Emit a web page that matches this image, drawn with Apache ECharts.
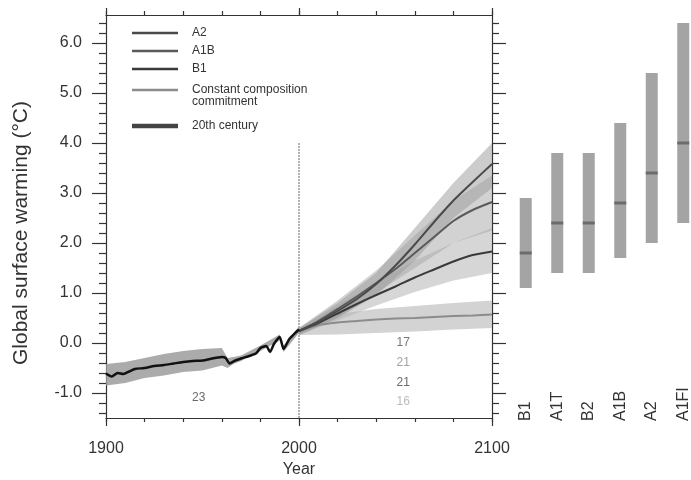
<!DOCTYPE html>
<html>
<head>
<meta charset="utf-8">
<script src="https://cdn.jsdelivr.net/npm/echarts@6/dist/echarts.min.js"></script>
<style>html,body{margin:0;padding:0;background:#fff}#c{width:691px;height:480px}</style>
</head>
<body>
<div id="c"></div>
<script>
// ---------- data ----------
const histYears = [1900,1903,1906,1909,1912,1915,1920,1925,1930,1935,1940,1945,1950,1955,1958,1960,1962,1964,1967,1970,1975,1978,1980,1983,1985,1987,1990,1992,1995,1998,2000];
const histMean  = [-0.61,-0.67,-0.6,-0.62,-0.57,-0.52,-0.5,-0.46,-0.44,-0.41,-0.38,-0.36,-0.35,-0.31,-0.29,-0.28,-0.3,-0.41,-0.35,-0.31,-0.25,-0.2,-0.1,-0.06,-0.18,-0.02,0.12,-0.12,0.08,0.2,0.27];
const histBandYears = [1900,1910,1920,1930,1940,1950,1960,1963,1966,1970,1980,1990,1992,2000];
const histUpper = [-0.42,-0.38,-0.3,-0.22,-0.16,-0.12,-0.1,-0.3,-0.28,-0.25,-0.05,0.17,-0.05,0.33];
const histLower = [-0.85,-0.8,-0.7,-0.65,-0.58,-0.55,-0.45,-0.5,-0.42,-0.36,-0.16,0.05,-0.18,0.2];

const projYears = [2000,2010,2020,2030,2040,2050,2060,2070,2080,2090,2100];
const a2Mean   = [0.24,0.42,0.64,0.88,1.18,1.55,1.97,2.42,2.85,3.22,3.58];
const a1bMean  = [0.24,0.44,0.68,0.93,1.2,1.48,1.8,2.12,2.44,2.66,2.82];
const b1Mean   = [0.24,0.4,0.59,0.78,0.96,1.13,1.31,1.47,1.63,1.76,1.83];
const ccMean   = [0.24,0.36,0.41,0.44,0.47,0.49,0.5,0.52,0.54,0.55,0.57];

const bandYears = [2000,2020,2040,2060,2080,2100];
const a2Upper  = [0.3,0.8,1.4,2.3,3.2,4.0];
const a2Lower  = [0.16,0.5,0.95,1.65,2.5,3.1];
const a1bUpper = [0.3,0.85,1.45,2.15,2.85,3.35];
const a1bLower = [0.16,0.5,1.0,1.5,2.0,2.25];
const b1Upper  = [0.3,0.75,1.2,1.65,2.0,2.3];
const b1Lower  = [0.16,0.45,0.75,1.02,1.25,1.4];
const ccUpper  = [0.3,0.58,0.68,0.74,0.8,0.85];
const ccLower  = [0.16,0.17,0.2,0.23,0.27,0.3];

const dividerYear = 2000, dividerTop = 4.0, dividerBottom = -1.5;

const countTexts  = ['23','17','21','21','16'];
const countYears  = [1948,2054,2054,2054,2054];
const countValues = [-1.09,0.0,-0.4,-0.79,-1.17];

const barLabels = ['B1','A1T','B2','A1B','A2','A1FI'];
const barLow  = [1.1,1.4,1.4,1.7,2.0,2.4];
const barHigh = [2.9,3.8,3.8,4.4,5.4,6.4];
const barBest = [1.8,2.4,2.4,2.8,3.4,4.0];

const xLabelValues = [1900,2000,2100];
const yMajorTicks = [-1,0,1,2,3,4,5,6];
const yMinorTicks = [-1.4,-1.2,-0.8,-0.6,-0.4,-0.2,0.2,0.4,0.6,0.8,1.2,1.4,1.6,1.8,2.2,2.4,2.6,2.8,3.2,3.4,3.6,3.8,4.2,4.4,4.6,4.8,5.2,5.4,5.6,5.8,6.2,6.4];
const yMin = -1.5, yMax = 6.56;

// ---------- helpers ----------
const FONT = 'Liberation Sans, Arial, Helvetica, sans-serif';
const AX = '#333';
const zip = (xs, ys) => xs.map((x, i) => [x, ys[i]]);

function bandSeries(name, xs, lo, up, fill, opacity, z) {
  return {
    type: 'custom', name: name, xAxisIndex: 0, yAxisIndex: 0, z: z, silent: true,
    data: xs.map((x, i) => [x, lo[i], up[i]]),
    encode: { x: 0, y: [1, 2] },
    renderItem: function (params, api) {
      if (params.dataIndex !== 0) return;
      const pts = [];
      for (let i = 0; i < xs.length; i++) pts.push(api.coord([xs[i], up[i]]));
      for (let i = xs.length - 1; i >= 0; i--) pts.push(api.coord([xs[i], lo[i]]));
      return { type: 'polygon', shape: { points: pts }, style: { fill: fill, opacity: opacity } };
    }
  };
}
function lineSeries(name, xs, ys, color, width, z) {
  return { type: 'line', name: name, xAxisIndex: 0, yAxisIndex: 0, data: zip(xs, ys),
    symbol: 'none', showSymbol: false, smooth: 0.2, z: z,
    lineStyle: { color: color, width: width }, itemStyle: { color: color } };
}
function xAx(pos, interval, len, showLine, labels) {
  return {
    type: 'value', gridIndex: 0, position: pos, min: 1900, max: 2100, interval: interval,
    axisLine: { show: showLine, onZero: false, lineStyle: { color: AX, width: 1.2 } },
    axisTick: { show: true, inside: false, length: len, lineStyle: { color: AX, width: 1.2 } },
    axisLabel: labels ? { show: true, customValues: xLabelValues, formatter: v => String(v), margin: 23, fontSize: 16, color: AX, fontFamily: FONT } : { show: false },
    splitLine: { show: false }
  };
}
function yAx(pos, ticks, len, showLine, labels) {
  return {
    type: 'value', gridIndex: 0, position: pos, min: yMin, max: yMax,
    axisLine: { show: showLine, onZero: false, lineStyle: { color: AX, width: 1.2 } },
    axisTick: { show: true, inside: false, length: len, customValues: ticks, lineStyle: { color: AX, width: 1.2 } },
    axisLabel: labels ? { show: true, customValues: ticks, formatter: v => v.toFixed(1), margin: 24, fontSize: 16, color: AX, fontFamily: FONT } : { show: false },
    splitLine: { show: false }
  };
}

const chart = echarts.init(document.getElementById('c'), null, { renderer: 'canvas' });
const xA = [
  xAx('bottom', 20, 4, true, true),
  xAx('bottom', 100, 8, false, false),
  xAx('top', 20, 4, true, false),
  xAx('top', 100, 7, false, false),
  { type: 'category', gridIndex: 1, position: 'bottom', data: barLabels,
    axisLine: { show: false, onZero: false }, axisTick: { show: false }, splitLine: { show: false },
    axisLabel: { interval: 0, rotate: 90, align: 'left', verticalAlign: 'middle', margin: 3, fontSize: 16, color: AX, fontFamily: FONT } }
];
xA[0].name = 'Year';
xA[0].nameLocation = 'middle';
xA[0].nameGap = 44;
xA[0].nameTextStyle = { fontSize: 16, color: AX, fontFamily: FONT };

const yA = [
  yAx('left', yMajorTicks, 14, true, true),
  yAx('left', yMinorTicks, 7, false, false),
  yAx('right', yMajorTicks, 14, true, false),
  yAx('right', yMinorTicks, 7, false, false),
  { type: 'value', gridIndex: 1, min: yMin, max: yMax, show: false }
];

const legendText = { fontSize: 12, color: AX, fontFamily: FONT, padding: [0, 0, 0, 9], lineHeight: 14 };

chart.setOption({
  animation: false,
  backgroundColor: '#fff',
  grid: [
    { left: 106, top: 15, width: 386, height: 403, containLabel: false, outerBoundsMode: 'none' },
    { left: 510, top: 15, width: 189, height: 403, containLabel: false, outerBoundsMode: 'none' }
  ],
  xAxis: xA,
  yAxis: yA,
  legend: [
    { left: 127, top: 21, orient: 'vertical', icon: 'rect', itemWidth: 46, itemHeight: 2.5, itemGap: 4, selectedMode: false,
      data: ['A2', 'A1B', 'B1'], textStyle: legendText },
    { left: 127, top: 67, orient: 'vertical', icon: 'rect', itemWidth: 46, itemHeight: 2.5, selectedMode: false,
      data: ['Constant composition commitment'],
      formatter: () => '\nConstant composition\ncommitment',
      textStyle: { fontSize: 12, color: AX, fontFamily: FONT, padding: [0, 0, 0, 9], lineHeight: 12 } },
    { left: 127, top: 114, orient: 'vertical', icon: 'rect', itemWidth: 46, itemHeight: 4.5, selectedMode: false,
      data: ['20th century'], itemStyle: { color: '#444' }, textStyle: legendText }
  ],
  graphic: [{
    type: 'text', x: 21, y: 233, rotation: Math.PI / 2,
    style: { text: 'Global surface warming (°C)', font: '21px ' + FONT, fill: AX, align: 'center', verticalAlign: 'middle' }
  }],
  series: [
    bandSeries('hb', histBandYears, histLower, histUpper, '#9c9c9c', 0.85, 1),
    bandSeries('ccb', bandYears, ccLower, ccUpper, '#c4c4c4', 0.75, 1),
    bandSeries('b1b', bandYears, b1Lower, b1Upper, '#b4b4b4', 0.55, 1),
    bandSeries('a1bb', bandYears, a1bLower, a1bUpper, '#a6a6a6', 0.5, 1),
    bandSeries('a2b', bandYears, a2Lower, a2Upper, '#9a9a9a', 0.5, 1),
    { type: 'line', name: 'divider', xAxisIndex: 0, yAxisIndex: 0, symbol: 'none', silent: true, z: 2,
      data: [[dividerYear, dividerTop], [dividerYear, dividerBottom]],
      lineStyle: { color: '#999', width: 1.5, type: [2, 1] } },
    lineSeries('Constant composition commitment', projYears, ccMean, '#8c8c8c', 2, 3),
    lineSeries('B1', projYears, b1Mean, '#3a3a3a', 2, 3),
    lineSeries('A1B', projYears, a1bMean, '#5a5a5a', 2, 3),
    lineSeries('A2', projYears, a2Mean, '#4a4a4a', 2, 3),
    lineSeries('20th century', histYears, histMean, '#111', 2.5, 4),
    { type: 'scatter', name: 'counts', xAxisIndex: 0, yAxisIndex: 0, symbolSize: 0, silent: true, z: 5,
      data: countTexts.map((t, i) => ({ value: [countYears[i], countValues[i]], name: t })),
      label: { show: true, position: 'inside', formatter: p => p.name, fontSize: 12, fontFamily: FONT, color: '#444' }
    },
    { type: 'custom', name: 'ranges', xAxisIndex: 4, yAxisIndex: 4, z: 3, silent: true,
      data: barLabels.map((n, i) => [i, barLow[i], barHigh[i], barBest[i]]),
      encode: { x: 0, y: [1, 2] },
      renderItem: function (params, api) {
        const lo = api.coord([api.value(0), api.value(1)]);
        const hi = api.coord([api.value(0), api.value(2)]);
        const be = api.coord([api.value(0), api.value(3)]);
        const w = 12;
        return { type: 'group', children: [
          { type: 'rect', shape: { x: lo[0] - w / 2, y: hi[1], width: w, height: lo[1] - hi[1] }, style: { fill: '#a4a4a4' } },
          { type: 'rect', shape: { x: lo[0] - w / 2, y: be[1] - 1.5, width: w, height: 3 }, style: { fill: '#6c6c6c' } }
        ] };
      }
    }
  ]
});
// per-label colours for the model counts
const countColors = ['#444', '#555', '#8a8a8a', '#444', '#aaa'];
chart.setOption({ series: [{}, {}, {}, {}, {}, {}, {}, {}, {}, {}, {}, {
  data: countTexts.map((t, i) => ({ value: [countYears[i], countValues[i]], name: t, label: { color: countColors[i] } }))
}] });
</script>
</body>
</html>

*****

Starting at the top of the listing above, please restate word for word each line up to and including the one that holds "const dividerYear = 2000, dividerTop", omitting every image.

:: Finished exercise ::
Emit a web page that matches this image, drawn with Apache ECharts.
<!DOCTYPE html>
<html>
<head>
<meta charset="utf-8">
<script src="https://cdn.jsdelivr.net/npm/echarts@6/dist/echarts.min.js"></script>
<style>html,body{margin:0;padding:0;background:#fff}#c{width:691px;height:480px}</style>
</head>
<body>
<div id="c"></div>
<script>
// ---------- data ----------
const histYears = [1900,1903,1906,1909,1912,1915,1920,1925,1930,1935,1940,1945,1950,1955,1958,1960,1962,1964,1967,1970,1975,1978,1980,1983,1985,1987,1990,1992,1995,1998,2000];
const histMean  = [-0.61,-0.67,-0.6,-0.62,-0.57,-0.52,-0.5,-0.46,-0.44,-0.41,-0.38,-0.36,-0.35,-0.31,-0.29,-0.28,-0.3,-0.41,-0.35,-0.31,-0.25,-0.2,-0.1,-0.06,-0.18,-0.02,0.12,-0.12,0.08,0.2,0.27];
const histBandYears = [1900,1910,1920,1930,1940,1950,1960,1963,1966,1970,1980,1990,1992,2000];
const histUpper = [-0.42,-0.38,-0.3,-0.22,-0.16,-0.12,-0.1,-0.3,-0.28,-0.25,-0.05,0.17,-0.05,0.33];
const histLower = [-0.85,-0.8,-0.7,-0.65,-0.58,-0.55,-0.45,-0.5,-0.42,-0.36,-0.16,0.05,-0.18,0.2];

const projYears = [2000,2010,2020,2030,2040,2050,2060,2070,2080,2090,2100];
const a2Mean   = [0.24,0.42,0.64,0.88,1.18,1.55,1.97,2.42,2.85,3.22,3.58];
const a1bMean  = [0.24,0.44,0.68,0.93,1.2,1.48,1.8,2.12,2.44,2.66,2.82];
const b1Mean   = [0.24,0.4,0.59,0.78,0.96,1.13,1.31,1.47,1.63,1.76,1.83];
const ccMean   = [0.24,0.36,0.41,0.44,0.47,0.49,0.5,0.52,0.54,0.55,0.57];

const bandYears = [2000,2020,2040,2060,2080,2100];
const a2Upper  = [0.3,0.8,1.4,2.3,3.2,4.0];
const a2Lower  = [0.16,0.5,0.95,1.65,2.5,3.1];
const a1bUpper = [0.3,0.85,1.45,2.15,2.85,3.35];
const a1bLower = [0.16,0.5,1.0,1.5,2.0,2.25];
const b1Upper  = [0.3,0.75,1.2,1.65,2.0,2.3];
const b1Lower  = [0.16,0.45,0.75,1.02,1.25,1.4];
const ccUpper  = [0.3,0.58,0.68,0.74,0.8,0.85];
const ccLower  = [0.16,0.17,0.2,0.23,0.27,0.3];

const dividerYear = 2000, dividerTop = 4.0, dividerBottom = -1.5;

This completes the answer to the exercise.